# Exploring data

## Step 1: Upload data to Colab
Click on the folder icon in the menu bar on the left.  Click on the Upload button and select the file to upload.  Once done, colab can use the data. 

In [None]:
# preamble to load necessary modules
import pandas as pd
import numpy as np
import altair as alt

In [None]:
file_name = 'full_proprietary.csv'  ###  <<  change this name to your file name
df = pd.read_csv(file_name,dtype={'APINumber':'str'}, # we want pandas to treat APINumber as text not a number
                 low_memory=False)  # this may prevent colab from choking on big files
df.date = pd.to_datetime(df.date)
print(f'Number of records: {len(df)}')
df.columns  # see what column names you have to work with

## Step 2: Filter to a smaller set
Use this to filter 
- by PercentHFJob or calcMass size
- by company, 
etc

In [None]:
# first filter
data = df[df.PercentHFJob >= 1].copy()
# filter more
#data = data[data.bgStateName=='oklahoma']
# filter even more
#data = data[data.date.dt.year==2019]
print(f'Number of records: {len(data)}')


## Other Steps

## Summarizing data
It is often helpful to summarized data.  For example, we are looking at the proprietary data which has a line for every single record in which a proprietary claim is made.  But maybe we want to know the total mass of proprietary chemicals per state.  

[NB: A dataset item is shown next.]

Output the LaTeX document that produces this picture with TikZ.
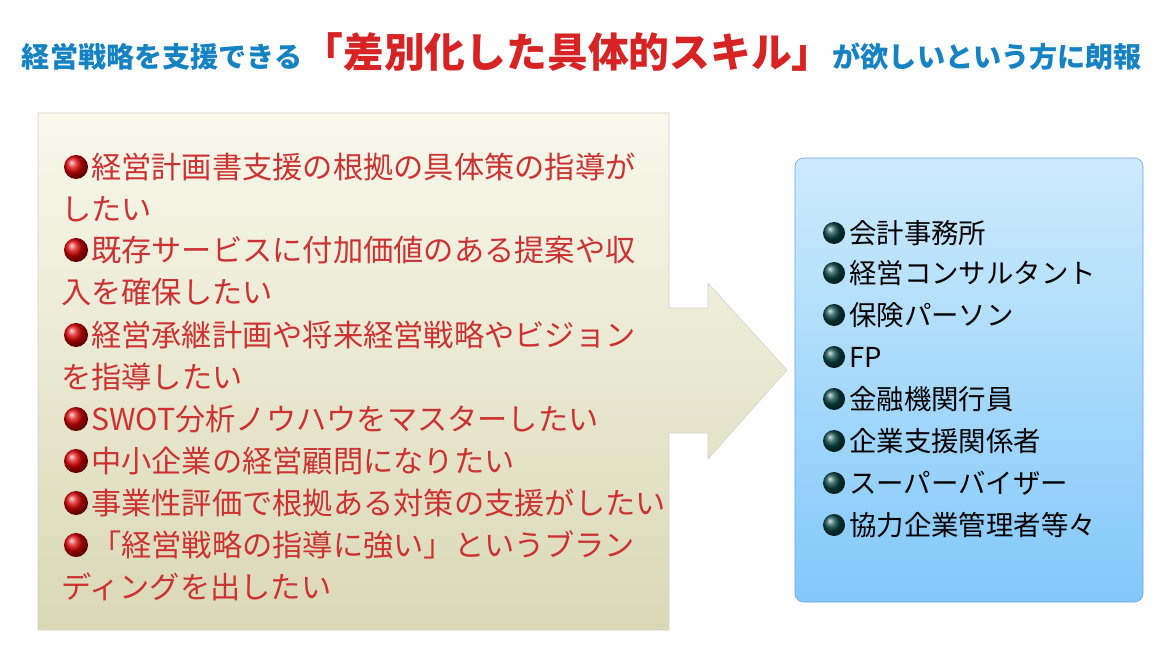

To do this we use the pandas code "groupby".

Code below is **optional** to perform various summaries.  Just uncomment whichever line you want to execute. 

In [None]:
# make a set with just states and total calculated mass of proprietary chemicals
out_df = data.groupby('bgStateName',as_index=False)['calcMass'].sum()

# Above the "as_index=False" is used to include the groupby variable(s) in the data set as a field,
#   usually that is what we will want.
#   The square bracket contains the variable that you want summarized.  The resulting data frame 
#     will include the summary column with that name.

# make a set with states and companies and total calculated mass of proprietary chemicals
#out_df = data.groupby(['bgStateName','bgOperator'],as_index=False)['calcMass'].sum()

# make a set with mass for each disclosure - 'UploadKey' is the field that's unique for each disclosure
# ! UploadKey is not currently in the input data set.  Let me know if you want it...
#out_df = data.groupby('UploadKey',as_index=False)['calcMass'].sum() 

# make a set with the count of proprietary records by bgSupplier.   With 'count', the variable
#   in the square bracket isn't critical - it just counts the records (but names it whatever variable
#   you choose in the square bracket.
#out_df = data.groupby('bgSupplier',as_index=False)['bgCAS'].count() 

# you can also do some basic stats with groupby
#out_df = data.groupby('bgOperatorName',as_index=False)['calcMass'].median() 
# or
#out_df = data.groupby('bgOperatorName',as_index=False)['calcMass'].max() 


out_df.head()

## Save your data to an external file
...  to use in, for example, Excel, a stats package, a graphing program -- whatever is useful.  Below, data are saved into CSV format, but [other formats](https://pandas.pydata.org/pandas-docs/stable/user_guide/io.html?highlight=save%20formats) are possible.  

After you execute this cell, your file should show up in the Files panel of colab.  From there you can download it, send it to your Google drive, etc.

In [None]:
data.to_csv('my_export.csv') 
data.head() # just show the first few records of the data as well

## Show major categories

In [None]:
# now let's look at what TradeNames are used most (top 20)
data.TradeName.value_counts()[:20]

In [None]:
# now let's look at what Ingredients are used most (top 20)
data.IngredientName.value_counts()[:20]

## Graph with interactive plots
Note that if you hover over a point, you will see more info

logmass and logperc might help spread things out

In [None]:

#data = data[data.date.dt.year==2021]
data['logmass'] = np.log10(data.calcMass)
data['logperc'] = np.log10(data.PercentHFJob)
print(len(data))
alt.Chart(data=data).mark_point().encode(
    x="date",
    y="logperc",
    color='bgStateName',
    #size='calcMass',
    tooltip = ['APINumber','bgStateName','IngredientName','calcMass','PercentHFJob',
              'TradeName','Purpose','bgOperatorName','bgSupplier'],
).properties(
    width=800,
    height=300
)